• **Exercise requirements**
Give back every line exactly as it appears, pictures excluded.
━━━━━━
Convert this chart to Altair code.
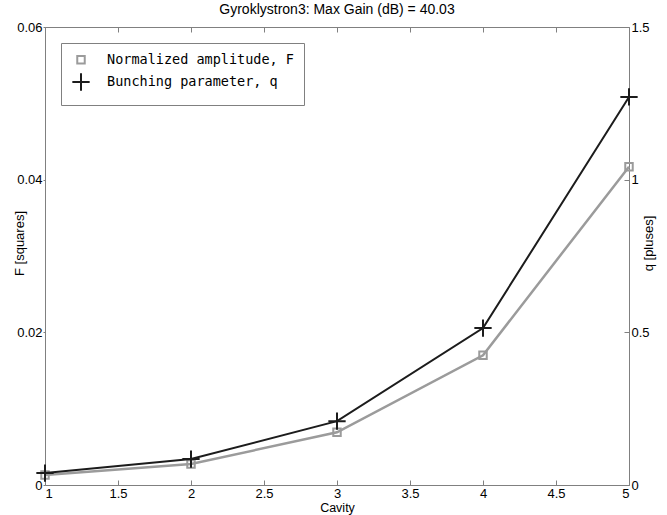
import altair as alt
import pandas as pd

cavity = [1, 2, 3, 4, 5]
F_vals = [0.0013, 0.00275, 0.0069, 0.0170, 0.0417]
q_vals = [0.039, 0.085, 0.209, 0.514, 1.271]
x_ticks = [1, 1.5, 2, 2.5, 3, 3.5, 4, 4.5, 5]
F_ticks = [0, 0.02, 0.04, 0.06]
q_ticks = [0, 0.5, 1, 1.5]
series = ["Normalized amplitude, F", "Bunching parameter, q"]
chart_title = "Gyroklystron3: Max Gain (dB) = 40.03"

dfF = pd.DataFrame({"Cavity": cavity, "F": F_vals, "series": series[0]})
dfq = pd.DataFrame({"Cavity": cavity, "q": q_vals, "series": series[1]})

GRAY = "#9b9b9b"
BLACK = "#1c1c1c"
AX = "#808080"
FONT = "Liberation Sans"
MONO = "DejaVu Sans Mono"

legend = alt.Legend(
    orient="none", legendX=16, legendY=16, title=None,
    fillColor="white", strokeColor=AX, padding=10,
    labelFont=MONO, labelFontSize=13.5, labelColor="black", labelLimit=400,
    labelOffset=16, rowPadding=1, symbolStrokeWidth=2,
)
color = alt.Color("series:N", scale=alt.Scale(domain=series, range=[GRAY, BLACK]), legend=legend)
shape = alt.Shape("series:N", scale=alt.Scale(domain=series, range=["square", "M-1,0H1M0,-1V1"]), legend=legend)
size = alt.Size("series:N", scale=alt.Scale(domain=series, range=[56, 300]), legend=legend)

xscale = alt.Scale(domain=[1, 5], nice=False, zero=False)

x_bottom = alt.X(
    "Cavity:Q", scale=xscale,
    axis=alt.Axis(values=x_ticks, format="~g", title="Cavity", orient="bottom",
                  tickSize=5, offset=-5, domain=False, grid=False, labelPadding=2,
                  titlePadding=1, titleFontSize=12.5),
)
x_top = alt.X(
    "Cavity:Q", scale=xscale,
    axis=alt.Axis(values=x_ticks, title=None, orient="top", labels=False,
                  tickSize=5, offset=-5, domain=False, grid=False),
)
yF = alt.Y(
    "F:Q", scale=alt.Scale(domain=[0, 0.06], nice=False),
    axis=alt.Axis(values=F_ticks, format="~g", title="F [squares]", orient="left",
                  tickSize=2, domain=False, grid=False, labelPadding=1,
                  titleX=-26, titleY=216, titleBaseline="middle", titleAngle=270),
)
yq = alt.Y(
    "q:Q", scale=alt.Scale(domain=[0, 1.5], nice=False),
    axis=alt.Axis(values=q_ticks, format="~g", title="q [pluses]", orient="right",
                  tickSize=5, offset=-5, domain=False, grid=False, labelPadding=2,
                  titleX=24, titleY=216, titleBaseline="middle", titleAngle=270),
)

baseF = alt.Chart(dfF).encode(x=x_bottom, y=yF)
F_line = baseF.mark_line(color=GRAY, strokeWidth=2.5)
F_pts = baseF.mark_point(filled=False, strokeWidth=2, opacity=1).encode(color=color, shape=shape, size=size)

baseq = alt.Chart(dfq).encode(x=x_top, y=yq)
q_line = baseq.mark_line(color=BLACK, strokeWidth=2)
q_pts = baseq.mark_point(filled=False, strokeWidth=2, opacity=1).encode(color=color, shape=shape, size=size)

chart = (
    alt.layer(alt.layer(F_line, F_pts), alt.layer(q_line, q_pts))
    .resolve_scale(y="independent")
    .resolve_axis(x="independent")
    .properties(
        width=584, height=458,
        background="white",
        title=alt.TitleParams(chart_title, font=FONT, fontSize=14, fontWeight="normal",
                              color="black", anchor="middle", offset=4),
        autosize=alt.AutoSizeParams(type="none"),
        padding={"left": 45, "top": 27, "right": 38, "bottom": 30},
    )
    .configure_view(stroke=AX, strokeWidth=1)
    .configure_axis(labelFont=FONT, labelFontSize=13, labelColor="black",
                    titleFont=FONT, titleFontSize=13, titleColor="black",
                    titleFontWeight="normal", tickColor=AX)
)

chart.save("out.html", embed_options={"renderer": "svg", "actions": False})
━━━━━━
• **Completed task**
Convert this chart to Altair code.
import altair as alt
import pandas as pd

cavity = [1, 2, 3, 4, 5]
F_vals = [0.0013, 0.00275, 0.0069, 0.0170, 0.0417]
q_vals = [0.039, 0.085, 0.209, 0.514, 1.271]
x_ticks = [1, 1.5, 2, 2.5, 3, 3.5, 4, 4.5, 5]
F_ticks = [0, 0.02, 0.04, 0.06]
q_ticks = [0, 0.5, 1, 1.5]
series = ["Normalized amplitude, F", "Bunching parameter, q"]
chart_title = "Gyroklystron3: Max Gain (dB) = 40.03"

dfF = pd.DataFrame({"Cavity": cavity, "F": F_vals, "series": series[0]})
dfq = pd.DataFrame({"Cavity": cavity, "q": q_vals, "series": series[1]})

GRAY = "#9b9b9b"
BLACK = "#1c1c1c"
AX = "#808080"
FONT = "Liberation Sans"
MONO = "DejaVu Sans Mono"

legend = alt.Legend(
    orient="none", legendX=16, legendY=16, title=None,
    fillColor="white", strokeColor=AX, padding=10,
    labelFont=MONO, labelFontSize=13.5, labelColor="black", labelLimit=400,
    labelOffset=16, rowPadding=1, symbolStrokeWidth=2,
)
color = alt.Color("series:N", scale=alt.Scale(domain=series, range=[GRAY, BLACK]), legend=legend)
shape = alt.Shape("series:N", scale=alt.Scale(domain=series, range=["square", "M-1,0H1M0,-1V1"]), legend=legend)
size = alt.Size("series:N", scale=alt.Scale(domain=series, range=[56, 300]), legend=legend)

xscale = alt.Scale(domain=[1, 5], nice=False, zero=False)

x_bottom = alt.X(
    "Cavity:Q", scale=xscale,
    axis=alt.Axis(values=x_ticks, format="~g", title="Cavity", orient="bottom",
                  tickSize=5, offset=-5, domain=False, grid=False, labelPadding=2,
                  titlePadding=1, titleFontSize=12.5),
)
x_top = alt.X(
    "Cavity:Q", scale=xscale,
    axis=alt.Axis(values=x_ticks, title=None, orient="top", labels=False,
                  tickSize=5, offset=-5, domain=False, grid=False),
)
yF = alt.Y(
    "F:Q", scale=alt.Scale(domain=[0, 0.06], nice=False),
    axis=alt.Axis(values=F_ticks, format="~g", title="F [squares]", orient="left",
                  tickSize=2, domain=False, grid=False, labelPadding=1,
                  titleX=-26, titleY=216, titleBaseline="middle", titleAngle=270),
)
yq = alt.Y(
    "q:Q", scale=alt.Scale(domain=[0, 1.5], nice=False),
    axis=alt.Axis(values=q_ticks, format="~g", title="q [pluses]", orient="right",
                  tickSize=5, offset=-5, domain=False, grid=False, labelPadding=2,
                  titleX=24, titleY=216, titleBaseline="middle", titleAngle=270),
)

baseF = alt.Chart(dfF).encode(x=x_bottom, y=yF)
F_line = baseF.mark_line(color=GRAY, strokeWidth=2.5)
F_pts = baseF.mark_point(filled=False, strokeWidth=2, opacity=1).encode(color=color, shape=shape, size=size)

baseq = alt.Chart(dfq).encode(x=x_top, y=yq)
q_line = baseq.mark_line(color=BLACK, strokeWidth=2)
q_pts = baseq.mark_point(filled=False, strokeWidth=2, opacity=1).encode(color=color, shape=shape, size=size)

chart = (
    alt.layer(alt.layer(F_line, F_pts), alt.layer(q_line, q_pts))
    .resolve_scale(y="independent")
    .resolve_axis(x="independent")
    .properties(
        width=584, height=458,
        background="white",
        title=alt.TitleParams(chart_title, font=FONT, fontSize=14, fontWeight="normal",
                              color="black", anchor="middle", offset=4),
        autosize=alt.AutoSizeParams(type="none"),
        padding={"left": 45, "top": 27, "right": 38, "bottom": 30},
    )
    .configure_view(stroke=AX, strokeWidth=1)
    .configure_axis(labelFont=FONT, labelFontSize=13, labelColor="black",
                    titleFont=FONT, titleFontSize=13, titleColor="black",
                    titleFontWeight="normal", tickColor=AX)
)

chart.save("out.html", embed_options={"renderer": "svg", "actions": False})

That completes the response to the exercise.